>> begin DATA ENTRIES

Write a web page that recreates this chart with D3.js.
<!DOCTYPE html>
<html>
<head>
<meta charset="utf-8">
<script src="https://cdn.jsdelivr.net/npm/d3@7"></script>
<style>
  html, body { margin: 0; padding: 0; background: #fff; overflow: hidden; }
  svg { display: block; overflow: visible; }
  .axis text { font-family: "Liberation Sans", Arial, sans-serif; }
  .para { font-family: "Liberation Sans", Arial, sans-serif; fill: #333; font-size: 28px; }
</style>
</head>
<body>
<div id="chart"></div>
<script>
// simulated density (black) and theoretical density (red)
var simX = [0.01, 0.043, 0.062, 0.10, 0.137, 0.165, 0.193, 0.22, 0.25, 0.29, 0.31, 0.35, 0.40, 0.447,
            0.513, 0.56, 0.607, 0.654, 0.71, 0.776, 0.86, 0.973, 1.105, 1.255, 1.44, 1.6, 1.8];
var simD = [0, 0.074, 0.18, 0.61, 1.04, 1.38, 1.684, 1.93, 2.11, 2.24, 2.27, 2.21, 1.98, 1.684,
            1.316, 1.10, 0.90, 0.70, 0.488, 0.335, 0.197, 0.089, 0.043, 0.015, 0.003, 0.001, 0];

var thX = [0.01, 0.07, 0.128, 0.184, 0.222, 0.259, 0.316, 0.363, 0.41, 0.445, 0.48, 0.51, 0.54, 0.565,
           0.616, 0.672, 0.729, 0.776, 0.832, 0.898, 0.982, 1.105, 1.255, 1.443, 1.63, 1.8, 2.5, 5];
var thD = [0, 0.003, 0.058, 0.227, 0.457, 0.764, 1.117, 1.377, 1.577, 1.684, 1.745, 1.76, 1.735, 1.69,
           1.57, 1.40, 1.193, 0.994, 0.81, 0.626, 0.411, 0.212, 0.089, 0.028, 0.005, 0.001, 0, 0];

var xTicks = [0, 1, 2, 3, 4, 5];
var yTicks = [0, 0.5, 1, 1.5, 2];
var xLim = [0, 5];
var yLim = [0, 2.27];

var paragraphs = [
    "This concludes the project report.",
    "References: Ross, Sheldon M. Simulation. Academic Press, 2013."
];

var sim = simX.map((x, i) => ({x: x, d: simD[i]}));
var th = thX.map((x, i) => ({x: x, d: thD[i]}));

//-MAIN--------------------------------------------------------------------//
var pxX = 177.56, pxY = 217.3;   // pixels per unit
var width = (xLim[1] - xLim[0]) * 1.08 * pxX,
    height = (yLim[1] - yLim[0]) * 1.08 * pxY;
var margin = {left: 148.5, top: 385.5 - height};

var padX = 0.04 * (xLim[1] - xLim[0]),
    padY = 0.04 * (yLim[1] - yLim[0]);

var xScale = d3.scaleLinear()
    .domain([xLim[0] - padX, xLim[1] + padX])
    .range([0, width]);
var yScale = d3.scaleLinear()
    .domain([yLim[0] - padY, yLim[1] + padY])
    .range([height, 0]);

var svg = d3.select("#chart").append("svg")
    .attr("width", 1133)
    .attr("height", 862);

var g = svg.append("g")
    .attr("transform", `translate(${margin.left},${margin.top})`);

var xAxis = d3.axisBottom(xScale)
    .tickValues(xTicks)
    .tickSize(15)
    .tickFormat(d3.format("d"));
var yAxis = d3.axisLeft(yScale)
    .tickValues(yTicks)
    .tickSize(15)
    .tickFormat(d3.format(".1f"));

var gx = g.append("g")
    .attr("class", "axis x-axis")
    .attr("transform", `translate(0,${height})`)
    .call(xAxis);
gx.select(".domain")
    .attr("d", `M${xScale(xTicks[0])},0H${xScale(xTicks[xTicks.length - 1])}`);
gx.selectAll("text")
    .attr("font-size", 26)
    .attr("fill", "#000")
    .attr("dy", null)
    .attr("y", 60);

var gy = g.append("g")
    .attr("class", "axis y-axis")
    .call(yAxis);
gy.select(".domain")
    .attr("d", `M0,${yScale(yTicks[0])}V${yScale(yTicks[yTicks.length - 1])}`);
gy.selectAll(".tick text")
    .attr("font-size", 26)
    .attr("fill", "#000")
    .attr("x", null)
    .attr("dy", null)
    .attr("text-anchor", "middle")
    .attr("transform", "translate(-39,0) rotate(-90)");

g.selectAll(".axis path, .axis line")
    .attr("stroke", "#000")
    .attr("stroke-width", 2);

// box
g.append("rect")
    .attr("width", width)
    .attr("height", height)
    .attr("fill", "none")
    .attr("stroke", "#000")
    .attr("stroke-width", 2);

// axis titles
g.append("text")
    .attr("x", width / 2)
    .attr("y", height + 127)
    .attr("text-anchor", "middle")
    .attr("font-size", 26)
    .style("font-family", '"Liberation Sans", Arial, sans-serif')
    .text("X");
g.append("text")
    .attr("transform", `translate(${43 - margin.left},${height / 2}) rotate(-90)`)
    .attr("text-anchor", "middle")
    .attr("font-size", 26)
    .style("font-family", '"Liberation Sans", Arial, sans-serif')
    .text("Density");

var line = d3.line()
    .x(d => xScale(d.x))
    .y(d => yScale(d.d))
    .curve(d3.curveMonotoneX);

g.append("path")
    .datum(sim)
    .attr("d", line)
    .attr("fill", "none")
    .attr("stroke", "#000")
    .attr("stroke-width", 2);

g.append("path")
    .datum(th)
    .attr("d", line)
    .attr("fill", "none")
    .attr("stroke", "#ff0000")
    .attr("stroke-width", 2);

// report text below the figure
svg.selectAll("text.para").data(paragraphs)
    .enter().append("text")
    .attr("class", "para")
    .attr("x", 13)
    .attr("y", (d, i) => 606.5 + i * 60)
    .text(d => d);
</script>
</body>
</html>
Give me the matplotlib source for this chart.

>> end DATA ENTRIES

◆ **DO THIS**
Search the entries for the word "chart" and gather every line where it appears.

◆ **EXERCISE OUTPUT**
Write a web page that recreates this chart with D3.js.
<div id="chart"></div>
var svg = d3.select("#chart").append("svg")
Give me the matplotlib source for this chart.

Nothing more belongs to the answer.